County Common Pleas Judge James Burge can proceed with hearings on the constitutionality of the lethal injection process used to execute condemned inmates in Ohio, the state’s highest court ruled Wednesday.
In a 5-2 decision, the Ohio Supreme Court ruled that Burge could proceed with his review, despite objections from prosecutors and Ohio Attorney General Marc Dann, who contend that the issue of its constitutionality should only be dealt with after a conviction.
Burge said the Ohio Department of Rehabilitation and Correction has yet to comply with his order to turn over detailed information on the equipment, drugs, process and training used in the state’s execution process that defense attorneys have requested.
Burge agreed earlier this year to review whether the state’s method of executing prisoners violated the constitution’s ban on cruel and unusual punishment at the request of accused killers Ruben Rivera and Ronald McCloud. Other accused murderers in the county have filed similar requests with other county judges.
Jeff Gamso, the legal director of the Ohio chapter of the American Civil Liberties Union and an attorney for both Rivera and McCloud, praised the decision. He said the state appears to be trying to keep its methods of executing prisoners a secret.
“They’re saying ‘No, you can’t know how we maintain the equipment,’” Gamso said. “Why not? What’s the big secret? They think we’re not allowed to know. The people in Ohio, whose name they’re executing people in, aren’t allowed to know.”
County Prosecutor Dennis Will said his position hasn’t changed, despite the Ohio Supreme Court ruling.
“We’ll have to see what happens in the hearing, but our position is that it’s not ripe for consideration,” he said.
Burge said he will proceed with the hearings despite the fact that the U.S. Supreme Court is reviewing the lethal injection process used in Kentucky, which has created a virtual moratorium on executions throughout the country.
Ohio law holds executions to a higher standard than the U.S. Constitution, requiring that they be “quick and painless,” Burge said, meaning he could still prevent Rivera and McCloud from being executed no matter what the U.S. Supreme Court decides.
“If the Supreme Court rules it’s not cruel and unusual, I might decide it’s not painless and quick,” Burge said.
Whatever Burge ends up deciding on the constitutionality of lethal injection, his decision will likely be appealed and could reach the Ohio Supreme Court.
Critics of the lethal injection process argue that the three-drug cocktail used in executions in Ohio, Kentucky and virtually every other state that has lethal injection might not be an efficient killer. The drugs are supposed to put the condemned inmate to sleep before paralyzing him and inducing a heart attack.
But there’s no guarantee that the inmate will remain unconscious throughout the entire process and could die painfully, but remain paralyzed and unable to cry out, the critics contend.
State officials argue that there’s no evidence inmates have suffered during their executions, which they have called constitutionally sound.

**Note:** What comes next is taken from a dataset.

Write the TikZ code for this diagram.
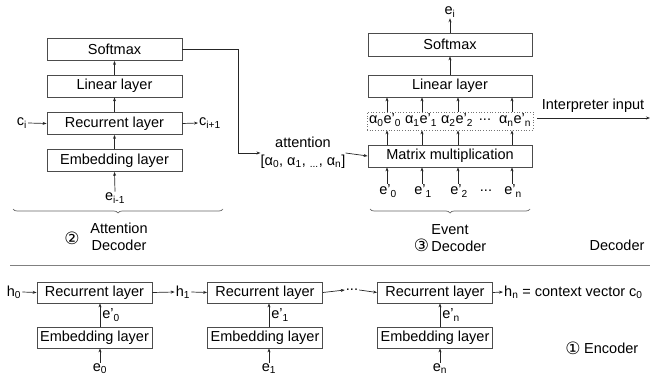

Will said lethal injection has already survived several legal challenges in the courts.
Burge, a former defense attorney, has said while he’s torn in his position on the death penalty, he could impose it if a jury decided the punishment fit the crime. In April, Burge pushed his former client, James Filiaggi, to make a last-minute push to avoid execution, a move that ultimately failed to win a stay for Filiaggi, who had been sentenced to death for killing his ex-wife.
Filiaggi had sought to join a federal lawsuit, similar to the one being considered by the U.S. Supreme Court, that was brought by several inmates on Ohio’s death row, which is still pending.